## CHALLENGE
Without including any images, repeat the data exactly.

## PROVIDED DATA
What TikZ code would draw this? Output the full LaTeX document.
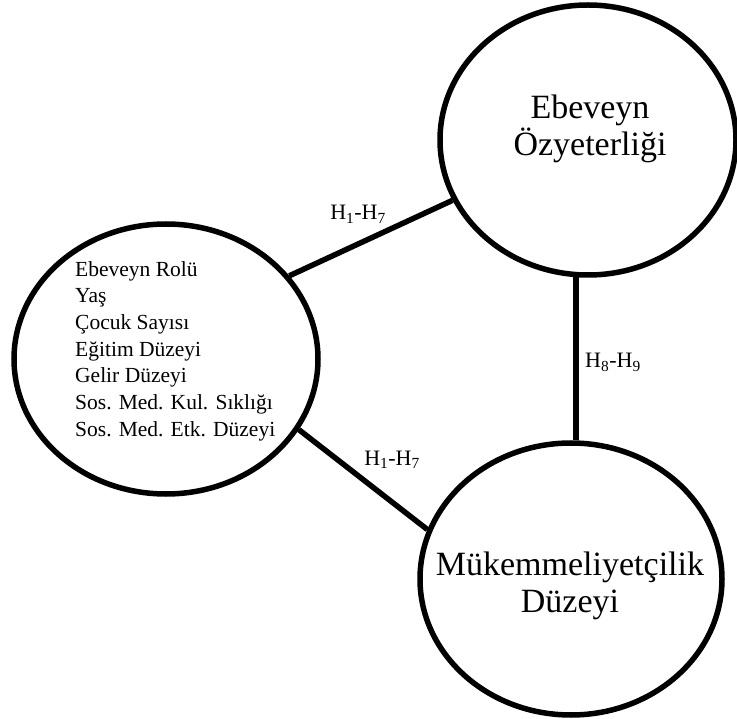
\documentclass[tikz,border=0pt]{standalone}
\usepackage{fontspec}
\setmainfont{Liberation Serif}
\usetikzlibrary{shapes.geometric}

\begin{document}
\begin{tikzpicture}[x=1pt,y=-1pt,
  konu/.style={draw=black, line width=5.5pt, ellipse, inner sep=0pt},
  bag/.style={black, line width=5.5pt},
  buyuk/.style={inner sep=0pt, align=center, font=\fontsize{34}{37}\selectfont},
  etiket/.style={inner sep=0pt, font=\fontsize{22}{24}\selectfont}]
\useasboundingbox (0,0) rectangle (737,719);
% the three variables
\node[konu, minimum width=304pt, minimum height=270pt] (demo) at (166,359) {};
\node[konu, minimum width=296pt, minimum height=270pt] (oz) at (588,140) {};
\node[konu, minimum width=302pt, minimum height=272pt] (muk) at (571,579) {};
\node[inner sep=0pt, anchor=north west, align=left, font=\fontsize{21.5}{26.7}\selectfont] (demotext) at (75,261)
  {Ebeveyn Rolü\\Yaş\\Çocuk Sayısı\\Eğitim Düzeyi\\Gelir Düzeyi\\Sos. Med. Kul. Sıklığı\\Sos. Med. Etk. Düzeyi};
\node[buyuk] (oztext) at (590,129) {Ebeveyn\\Özyeterliği};
\node[buyuk] (muktext) at (570,586) {Mükemmeliyetçilik\\Düzeyi};
% connectors
\draw[bag] (demo.34) -- (oz.204);
\draw[bag] (demo.-28.6) -- (muk.161.6);
\draw[bag] (oz.265) -- (oz.265 |- muk.north);
\node[etiket, anchor=base] (h17a) at (358,220) {H\textsubscript{1}-H\textsubscript{7}};
\node[etiket, anchor=base] (h17b) at (392,465) {H\textsubscript{1}-H\textsubscript{7}};
\node[etiket, anchor=base west] (h89) at (585,368) {H\textsubscript{8}-H\textsubscript{9}};
\end{tikzpicture}
\end{document}
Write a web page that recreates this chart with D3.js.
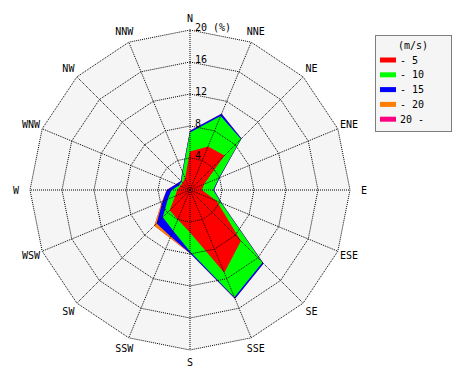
<!DOCTYPE html>
<html><head><meta charset="utf-8">
<script src="https://cdn.jsdelivr.net/npm/d3@7"></script>
<style>body{margin:0;background:#fff}svg text{font-family:"DejaVu Sans Mono",monospace;font-size:10px;fill:#000}</style>
</head><body><svg id="c" width="470" height="380"></svg>
<script>
const directions = ["N","NNE","NE","ENE","E","ESE","SE","SSE","S","SSW","SW","WSW","W","WNW","NW","NNW"];
const speedClasses = ["- 5","- 10","- 15","- 20","20 -"];
const classColors = ["#ff0000","#00ff00","#0000ff","#ff8000","#ff0080"];
const ringTicks = [4, 8, 12, 16, 20];
// frequency (%) per speed class, per direction
const freqTo5   = [4.8, 5.9, 6.1, 1.9, 1.5, 3.6, 9.0, 11.2, 5.3, 4.0, 3.6, 2.0, 1.6, 1.3, 1.3, 1.6];
const freqTo10  = [2.4, 4.1, 2.9, 2.0, 1.4, 0.6, 3.8, 3.3, 2.4, 1.5, 1.2, 1.0, 0.7, 0.2, 0.2, 0.8];
const freqTo15  = [0.2, 0.3, 0.1, 0.1, 0.1, 0.1, 0.2, 0.2, 0.2, 0.8, 1.1, 0.7, 0.6, 0.4, 0.1, 0.1];
const freqTo20  = [0.0, 0.0, 0.0, 0.0, 0.0, 0.0, 0.0, 0.0, 0.0, 0.2, 0.4, 0.1, 0.0, 0.0, 0.0, 0.0];
const freqOver20= [0, 0, 0, 0, 0, 0, 0, 0, 0, 0, 0, 0, 0, 0, 0, 0];

const series = [freqTo5, freqTo10, freqTo15, freqTo20, freqOver20];
const rows = directions.map((d, i) => {
  const o = {dir: d};
  speedClasses.forEach((k, j) => o[k] = series[j][i]);
  return o;
});
const stacked = d3.stack().keys(speedClasses)(rows);

const svg = d3.select("#c");
const cx = 190, cy = 190;
const r = d3.scaleLinear().domain([0, 20]).range([0, 160]);
const ang = d3.scalePoint().domain(directions).range([0, 2 * Math.PI * 15 / 16]);

const g = svg.append("g").attr("transform", `translate(${cx},${cy})`);
const ringLine = v => d3.lineRadial().angle(d => ang(d)).radius(() => r(v)).curve(d3.curveLinearClosed)(directions);

// background
g.append("path").attr("d", ringLine(20)).attr("fill", "#f5f5f5");

// data polygons, outermost first
const area = d3.lineRadial().angle(d => ang(d.data.dir)).radius(d => r(d[1])).curve(d3.curveLinearClosed);
for (let j = stacked.length - 1; j >= 0; j--) {
  g.append("path").attr("d", area(stacked[j])).attr("fill", classColors[j]).attr("stroke", "none");
}

// grid
ringTicks.forEach(t => {
  g.append("path").attr("d", ringLine(t)).attr("fill", "none")
    .attr("stroke", "#000").attr("stroke-width", 1).attr("stroke-dasharray", "1,1");
});
directions.forEach(d => {
  const a = ang(d);
  g.append("line").attr("x1", 0).attr("y1", 0)
    .attr("x2", r(20) * Math.sin(a)).attr("y2", -r(20) * Math.cos(a))
    .attr("stroke", "#000").attr("stroke-width", 1).attr("stroke-dasharray", "1,1");
});

// ring labels
ringTicks.forEach(t => {
  g.append("text").attr("x", 5).attr("y", -r(t) + 1).text(t === 20 ? "20 (%)" : String(t));
});

// direction labels
directions.forEach(d => {
  const a = ang(d), rr = (d === "W" || d === "E") ? 174 : 172;
  g.append("text").attr("x", rr * Math.sin(a)).attr("y", -rr * Math.cos(a))
    .attr("text-anchor", "middle").attr("dominant-baseline", "central").text(d);
});

// legend
const lg = svg.append("g").attr("transform", "translate(375,35)");
lg.append("rect").attr("x", 0.5).attr("y", 0.5).attr("width", 76).attr("height", 96)
  .attr("fill", "#f5f5f5").attr("stroke", "#000").attr("stroke-dasharray", "1,1");
lg.append("text").attr("x", 38).attr("y", 14).attr("text-anchor", "middle").text("(m/s)");
speedClasses.forEach((k, j) => {
  const y = 25 + j * 14.8;
  lg.append("rect").attr("x", 5).attr("y", y - 2.5).attr("width", 16).attr("height", 5).attr("fill", classColors[j]);
  lg.append("text").attr("x", 25).attr("y", y).attr("dominant-baseline", "central").attr("font-size", 11).text(k);
});
</script></body></html>
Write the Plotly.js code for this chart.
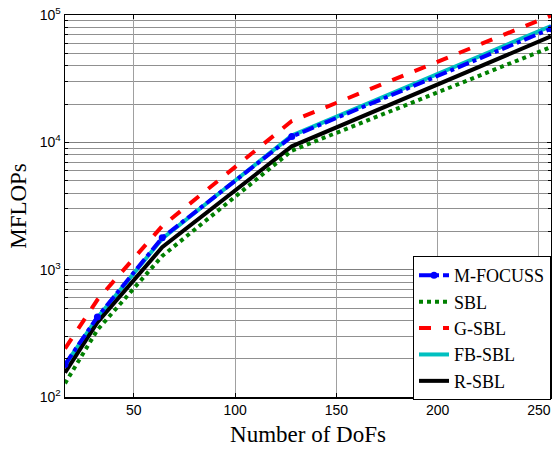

## RESPONSE
What TikZ code would draw this? Output the full LaTeX document.
\documentclass[tikz,border=0pt]{standalone}
\usepackage{fontspec}
\setmainfont{Liberation Serif}
\usetikzlibrary{shapes.geometric}

\begin{document}
\begin{tikzpicture}[x=1pt,y=-1pt,
  konu/.style={draw=black, line width=5.5pt, ellipse, inner sep=0pt},
  bag/.style={black, line width=5.5pt},
  buyuk/.style={inner sep=0pt, align=center, font=\fontsize{34}{37}\selectfont},
  etiket/.style={inner sep=0pt, font=\fontsize{22}{24}\selectfont}]
\useasboundingbox (0,0) rectangle (737,719);
% the three variables
\node[konu, minimum width=304pt, minimum height=270pt] (demo) at (166,359) {};
\node[konu, minimum width=296pt, minimum height=270pt] (oz) at (588,140) {};
\node[konu, minimum width=302pt, minimum height=272pt] (muk) at (571,579) {};
\node[inner sep=0pt, anchor=north west, align=left, font=\fontsize{21.5}{26.7}\selectfont] (demotext) at (75,261)
  {Ebeveyn Rolü\\Yaş\\Çocuk Sayısı\\Eğitim Düzeyi\\Gelir Düzeyi\\Sos. Med. Kul. Sıklığı\\Sos. Med. Etk. Düzeyi};
\node[buyuk] (oztext) at (590,129) {Ebeveyn\\Özyeterliği};
\node[buyuk] (muktext) at (570,586) {Mükemmeliyetçilik\\Düzeyi};
% connectors
\draw[bag] (demo.34) -- (oz.204);
\draw[bag] (demo.-28.6) -- (muk.161.6);
\draw[bag] (oz.265) -- (oz.265 |- muk.north);
\node[etiket, anchor=base] (h17a) at (358,220) {H\textsubscript{1}-H\textsubscript{7}};
\node[etiket, anchor=base] (h17b) at (392,465) {H\textsubscript{1}-H\textsubscript{7}};
\node[etiket, anchor=base west] (h89) at (585,368) {H\textsubscript{8}-H\textsubscript{9}};
\end{tikzpicture}
\end{document}
Write a web page that recreates this chart with D3.js.
<!DOCTYPE html>
<html><head><meta charset="utf-8">
<script src="https://cdn.jsdelivr.net/npm/d3@7"></script>
<style>body{margin:0;background:#fff}svg text{font-family:"DejaVu Sans Mono",monospace;font-size:10px;fill:#000}</style>
</head><body><svg id="c" width="470" height="380"></svg>
<script>
const directions = ["N","NNE","NE","ENE","E","ESE","SE","SSE","S","SSW","SW","WSW","W","WNW","NW","NNW"];
const speedClasses = ["- 5","- 10","- 15","- 20","20 -"];
const classColors = ["#ff0000","#00ff00","#0000ff","#ff8000","#ff0080"];
const ringTicks = [4, 8, 12, 16, 20];
// frequency (%) per speed class, per direction
const freqTo5   = [4.8, 5.9, 6.1, 1.9, 1.5, 3.6, 9.0, 11.2, 5.3, 4.0, 3.6, 2.0, 1.6, 1.3, 1.3, 1.6];
const freqTo10  = [2.4, 4.1, 2.9, 2.0, 1.4, 0.6, 3.8, 3.3, 2.4, 1.5, 1.2, 1.0, 0.7, 0.2, 0.2, 0.8];
const freqTo15  = [0.2, 0.3, 0.1, 0.1, 0.1, 0.1, 0.2, 0.2, 0.2, 0.8, 1.1, 0.7, 0.6, 0.4, 0.1, 0.1];
const freqTo20  = [0.0, 0.0, 0.0, 0.0, 0.0, 0.0, 0.0, 0.0, 0.0, 0.2, 0.4, 0.1, 0.0, 0.0, 0.0, 0.0];
const freqOver20= [0, 0, 0, 0, 0, 0, 0, 0, 0, 0, 0, 0, 0, 0, 0, 0];

const series = [freqTo5, freqTo10, freqTo15, freqTo20, freqOver20];
const rows = directions.map((d, i) => {
  const o = {dir: d};
  speedClasses.forEach((k, j) => o[k] = series[j][i]);
  return o;
});
const stacked = d3.stack().keys(speedClasses)(rows);

const svg = d3.select("#c");
const cx = 190, cy = 190;
const r = d3.scaleLinear().domain([0, 20]).range([0, 160]);
const ang = d3.scalePoint().domain(directions).range([0, 2 * Math.PI * 15 / 16]);

const g = svg.append("g").attr("transform", `translate(${cx},${cy})`);
const ringLine = v => d3.lineRadial().angle(d => ang(d)).radius(() => r(v)).curve(d3.curveLinearClosed)(directions);

// background
g.append("path").attr("d", ringLine(20)).attr("fill", "#f5f5f5");

// data polygons, outermost first
const area = d3.lineRadial().angle(d => ang(d.data.dir)).radius(d => r(d[1])).curve(d3.curveLinearClosed);
for (let j = stacked.length - 1; j >= 0; j--) {
  g.append("path").attr("d", area(stacked[j])).attr("fill", classColors[j]).attr("stroke", "none");
}

// grid
ringTicks.forEach(t => {
  g.append("path").attr("d", ringLine(t)).attr("fill", "none")
    .attr("stroke", "#000").attr("stroke-width", 1).attr("stroke-dasharray", "1,1");
});
directions.forEach(d => {
  const a = ang(d);
  g.append("line").attr("x1", 0).attr("y1", 0)
    .attr("x2", r(20) * Math.sin(a)).attr("y2", -r(20) * Math.cos(a))
    .attr("stroke", "#000").attr("stroke-width", 1).attr("stroke-dasharray", "1,1");
});

// ring labels
ringTicks.forEach(t => {
  g.append("text").attr("x", 5).attr("y", -r(t) + 1).text(t === 20 ? "20 (%)" : String(t));
});

// direction labels
directions.forEach(d => {
  const a = ang(d), rr = (d === "W" || d === "E") ? 174 : 172;
  g.append("text").attr("x", rr * Math.sin(a)).attr("y", -rr * Math.cos(a))
    .attr("text-anchor", "middle").attr("dominant-baseline", "central").text(d);
});

// legend
const lg = svg.append("g").attr("transform", "translate(375,35)");
lg.append("rect").attr("x", 0.5).attr("y", 0.5).attr("width", 76).attr("height", 96)
  .attr("fill", "#f5f5f5").attr("stroke", "#000").attr("stroke-dasharray", "1,1");
lg.append("text").attr("x", 38).attr("y", 14).attr("text-anchor", "middle").text("(m/s)");
speedClasses.forEach((k, j) => {
  const y = 25 + j * 14.8;
  lg.append("rect").attr("x", 5).attr("y", y - 2.5).attr("width", 16).attr("height", 5).attr("fill", classColors[j]);
  lg.append("text").attr("x", 25).attr("y", y).attr("dominant-baseline", "central").attr("font-size", 11).text(k);
});
</script></body></html>
Write the Plotly.js code for this chart.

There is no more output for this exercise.